In the present case the failure to provide for the recovery of costs by respondent in our original opinion was inadvertent; that matter was simply overlooked. A decision is inadvertent if it is the result of oversight, neglect, or accident, as distinguished from judicial error. (Carter v. J. W. Silver Trucking Co., 4 Cal.2d 198, 205 [47 P.2d 733]; King v. Emerson, 110 Cal.App. 414, 421 [288 P. 1099, 294. P. 768].) It follows that the petition should be granted.

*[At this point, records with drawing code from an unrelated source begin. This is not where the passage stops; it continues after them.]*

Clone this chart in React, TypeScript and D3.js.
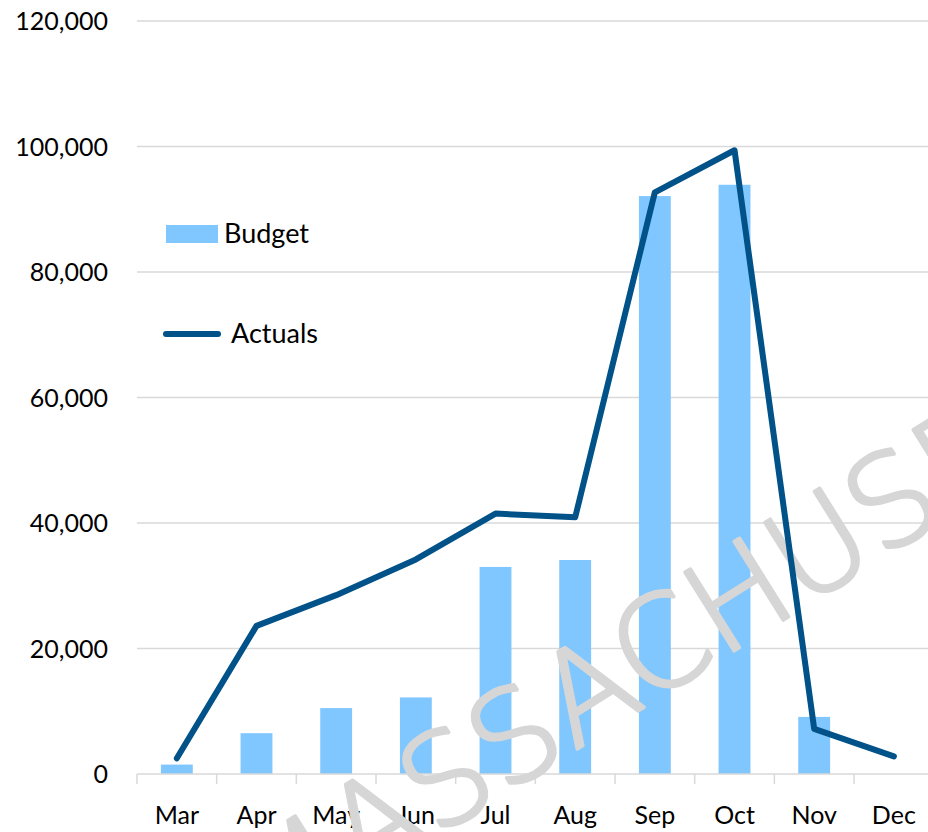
import * as d3 from 'd3';
import { useEffect, useRef } from 'react';

const months = ['Mar', 'Apr', 'May', 'Jun', 'Jul', 'Aug', 'Sep', 'Oct', 'Nov', 'Dec'];
const budget = [1500, 6500, 10500, 12200, 33000, 34100, 92100, 93900, 9100, 0];
const actuals = [2500, 23600, 28500, 34200, 41500, 40900, 92700, 99400, 7200, 2800];
const yTicks = [0, 20000, 40000, 60000, 80000, 100000, 120000];
const seriesNames = ['Budget', 'Actuals'];
const watermark = 'MASSACHUSETTS';

const App = () => {
    const ref = useRef<SVGSVGElement>(null);

    useEffect(() => {
        const width = 928;
        const height = 832;
        const font = 'Lato, Carlito, Calibri, sans-serif';
        const barColor = '#80c6ff';
        const lineColor = '#005288';
        const gridColor = '#d9d9d9';

        const svg = d3.select(ref.current);
        svg.selectAll('*').remove();
        svg.attr('width', width).attr('height', height);

        const x = d3.scaleBand()
            .domain(months)
            .range([137, 933.7])
            .padding(0);
        const bw = x.bandwidth();

        const y = d3.scaleLinear()
            .domain([0, 120000])
            .range([774, 21]);

        // gridlines + y labels
        const grid = svg.append('g');
        grid.selectAll('line')
            .data(yTicks.filter(t => t > 0))
            .enter().append('line')
            .attr('x1', 137).attr('x2', width)
            .attr('y1', d => y(d)).attr('y2', d => y(d))
            .attr('stroke', gridColor).attr('stroke-width', 1.5);

        grid.selectAll('text')
            .data(yTicks)
            .enter().append('text')
            .attr('x', 108)
            .attr('y', d => y(d) + 9)
            .attr('text-anchor', 'end')
            .attr('font-family', font)
            .attr('font-size', 25)
            .attr('fill', '#000')
            .text(d => d3.format(',')(d));

        // bars
        svg.append('g')
            .selectAll('rect')
            .data(months)
            .enter().append('rect')
            .attr('x', d => x(d)! + bw * 0.3)
            .attr('y', (d, i) => y(budget[i]))
            .attr('width', bw * 0.4)
            .attr('height', (d, i) => y(0) - y(budget[i]))
            .attr('fill', barColor);

        // x axis
        const axis = svg.append('g');
        axis.append('line')
            .attr('x1', 137).attr('x2', width)
            .attr('y1', y(0)).attr('y2', y(0))
            .attr('stroke', gridColor).attr('stroke-width', 1.5);
        axis.selectAll('line.tick')
            .data(months)
            .enter().append('line')
            .attr('class', 'tick')
            .attr('x1', d => x(d)!).attr('x2', d => x(d)!)
            .attr('y1', y(0)).attr('y2', y(0) + 10)
            .attr('stroke', gridColor).attr('stroke-width', 1.5);
        axis.selectAll('text')
            .data(months)
            .enter().append('text')
            .attr('x', d => x(d)! + bw / 2)
            .attr('y', 824)
            .attr('text-anchor', 'middle')
            .attr('font-family', font)
            .attr('font-size', 25)
            .attr('fill', '#000')
            .text(d => d);

        // legend
        const legend = svg.append('g').attr('font-family', font).attr('font-size', 27);
        legend.append('rect')
            .attr('x', 166).attr('y', 225).attr('width', 52).attr('height', 18)
            .attr('fill', barColor);
        legend.append('text').attr('x', 224).attr('y', 243).text(seriesNames[0]);
        legend.append('line')
            .attr('x1', 166).attr('x2', 218).attr('y1', 334).attr('y2', 334)
            .attr('stroke', lineColor).attr('stroke-width', 6)
            .attr('stroke-linecap', 'round');
        legend.append('text').attr('x', 231).attr('y', 343).text(seriesNames[1]);

        // watermark
        svg.append('text')
            .attr('transform', 'translate(742,646) rotate(-32)')
            .attr('text-anchor', 'middle')
            .attr('font-family', 'DejaVu Sans, sans-serif')
            .attr('font-weight', 200)
            .attr('font-size', 127)
            .attr('fill', '#d6d6d6')
            .attr('stroke', '#d6d6d6')
            .attr('stroke-width', 3.5)
            .attr('stroke-linejoin', 'round')
            .text(watermark);

        // actuals line
        const line = d3.line<number>()
            .x((d, i) => x(months[i])! + bw / 2)
            .y(d => y(d));

        svg.append('path')
            .datum(actuals)
            .attr('d', line)
            .attr('fill', 'none')
            .attr('stroke', lineColor)
            .attr('stroke-width', 6)
            .attr('stroke-linecap', 'round')
            .attr('stroke-linejoin', 'round');
    }, []);

    return (
        <div style={{ position: 'absolute', left: 0, top: 0 }}>
            <svg ref={ref} style={{ display: 'block' }} />
        </div>
    );
};

export default App;
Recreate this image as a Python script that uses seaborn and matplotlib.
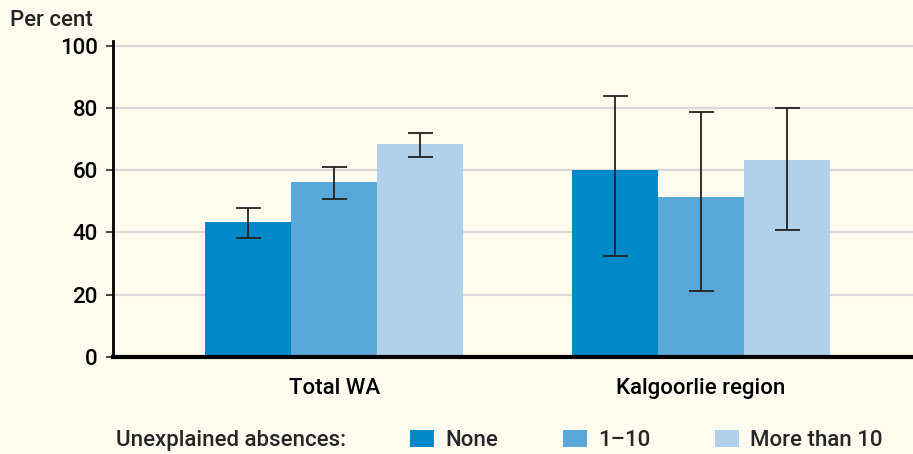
import matplotlib
matplotlib.use("Agg")
from matplotlib import pyplot as plt
import seaborn as sns
import pandas as pd

regions = ["Total WA", "Kalgoorlie region"]
absences = ["None", "1\u201310", "More than 10"]
values = {
    "Total WA": [43.4, 56.3, 68.5],
    "Kalgoorlie region": [60.1, 51.4, 63.3],
}
lower = {
    "Total WA": [38.3, 50.8, 64.3],
    "Kalgoorlie region": [32.5, 21.2, 40.8],
}
upper = {
    "Total WA": [47.9, 61.1, 72.0],
    "Kalgoorlie region": [83.9, 78.8, 80.1],
}
colours = ["#0088C9", "#5AA8D8", "#B1D0EA"]
bg = "#FEFCEE"

rows = []
for r in regions:
    for i, a in enumerate(absences):
        rows.append({"region": r, "absences": a, "value": values[r][i],
                     "lo": lower[r][i], "hi": upper[r][i]})
df = pd.DataFrame(rows)

sns.set_style("white")
plt.rcParams["font.family"] = ["Roboto", "DejaVu Sans"]
plt.rcParams["font.weight"] = 500
fs = 16

fig = plt.figure(figsize=(9.13, 4.54), dpi=100, facecolor=bg)
ax = fig.add_axes([0.124, 0.2137, 0.876, 0.696])
ax.set_facecolor(bg)

sns.barplot(data=df, x="region", y="value", hue="absences", order=regions,
            hue_order=absences, palette=colours, width=0.703, saturation=1,
            errorbar=None, linewidth=0, ax=ax, zorder=2)

# error bars centred on each drawn bar
bars = [p for p in ax.patches if p.get_height() > 0]
bars = sorted(bars, key=lambda p: p.get_x())
order = [(r, a) for r in regions for a in absences]
for p, (r, a) in zip(bars, order):
    row = df[(df.region == r) & (df.absences == a)].iloc[0]
    xc = p.get_x() + p.get_width() / 2
    ax.errorbar(xc, row.value, yerr=[[row.value - row.lo], [row.hi - row.value]],
                fmt="none", ecolor="#222222", elinewidth=1.3, capsize=9,
                capthick=1.3, zorder=3)

ax.set_xlim(-0.602, 1.578)
ax.set_ylim(0, 101.5)
ax.set_yticks([0, 20, 40, 60, 80, 100])
ax.yaxis.grid(True, color="#D8D8D8", linewidth=1.6, zorder=0)
ax.set_axisbelow(True)
for s in ["top", "right"]:
    ax.spines[s].set_visible(False)
ax.spines["left"].set_linewidth(2)
ax.spines["bottom"].set_linewidth(3)
ax.spines["left"].set_color("black")
ax.spines["bottom"].set_color("black")
ax.tick_params(axis="y", length=5, width=1.2, direction="out", labelsize=fs,
               left=True, pad=6, labelcolor="black")
ax.tick_params(axis="x", length=0, labelsize=fs, pad=15, labelcolor="black")
ax.set_xlabel("")
ax.set_ylabel("")
fig.text(0.011, 0.955, "Per cent", fontsize=fs, ha="left", va="center")

handles, labels = ax.get_legend_handles_labels()
ax.get_legend().remove()
fig.text(0.127, 0.03, "Unexplained absences:", fontsize=fs, ha="left", va="center")
fig.legend(handles, labels, loc="center left", bbox_to_anchor=(0.449, 0.03), ncol=3,
           frameon=False, fontsize=fs, handlelength=1.1, handleheight=0.8,
           columnspacing=2.9, handletextpad=0.5, borderaxespad=0, borderpad=0)

fig.savefig("out.png", dpi=100, facecolor=bg)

It is true that in several cases the appellate courts of this state have denied motions to recall remittiturs for the pur[*10] pose of awarding costs on appeal to the losing party. (In re Levinson, 108 Cal. 450, 459 [41 P. 483, 42 P. 479]; Paine v. Bank of Ceres, 60 Cal.App.2d 621 [141 P.2d 219]; Petersen v. Civil Service Board, 68 Cal.App. 752 [230 P. 196]; Crenshaw Bros. & Saffold v. Southern Pac. Co., 42 Cal.App. 44 [183 P. 208].) However, the grounds for recalling a remittitur were recognized and it was pointed out that the circumstances present in such eases did not warrant such a procedure. Thus, in the Levinson case, supra, it was said (p. 459) : “When the remittitur has been duly and regularly issued, without inadvertence, we have no power to recall it. This court thereupon loses jurisdiction of the cause, except in a case of mistake, or of fraud or imposition practiced upon the court, neither of which elements appear in this ease.” (Emphasis added.) And in Crenshaw Bros. & Saffold v. Southern Pac. Co., supra, p. 47, the court said: “It is not claimed that there was fraud, or that the court was imposed upon or that, by its judgment, it inadvertently failed to state which party should pay the costs of the appeal.” The point decided in these cases was expressed in Paine v. Bank of Ceres, supra, p. 623, as follows: “Normally, . . . the prevailing party is entitled to his costs on appeal as of course. If the losing party wants to urge that the appellate court should exercise its inherent power and deny costs to the prevailing party in the interests of justice he should normally urge such point before the appellate court has lost jurisdiction by the issuance of the remittitur. ’ ’ Such decisions are illustrative of the rule that a remittitur will not be recalled unless the matters relied upon by the moving party would have compelled a different result had they been considered by the reviewing court. (See, De Baker v. Carillo, 52 Cal. 473; Ellenberger v. City of Oakland, 76 Cal.App.2d 828, 833 [174 P.2d 461].) Moreover, in the cited cases it is apparent that the court did not fail to consider the matter of costs through inadvertence; unlike the present case, the losing parties sought a judicial determination as to whether the interests of justice required a reapportionment of the costs. As has been pointed out, respondent McGee was not the losing party in any real sense. One of Ms contentions was sustained in every court.

The petition or motion to recall the remittitur is granted. It is ordered that the remittitur issued herein on February 10, 1951, be recalled, that the words “Appellant to recover costs on appeal” be stricken therefrom, that, for the words so[*11] stricken, the provision that “Respondent to recover costs on appeal” be substituted, and that, as so amended, the remittitur be issued.

Gibson, O. J., Shenk, J., Edmonds, J., Traynor, J., Schauer, J., and Spence, J., concurred.

*

A hearing in the Supreme Court was granted on November 2, 1950, and the final opinion is reported in 36 Cal.2d 592 [226 P.2d 1].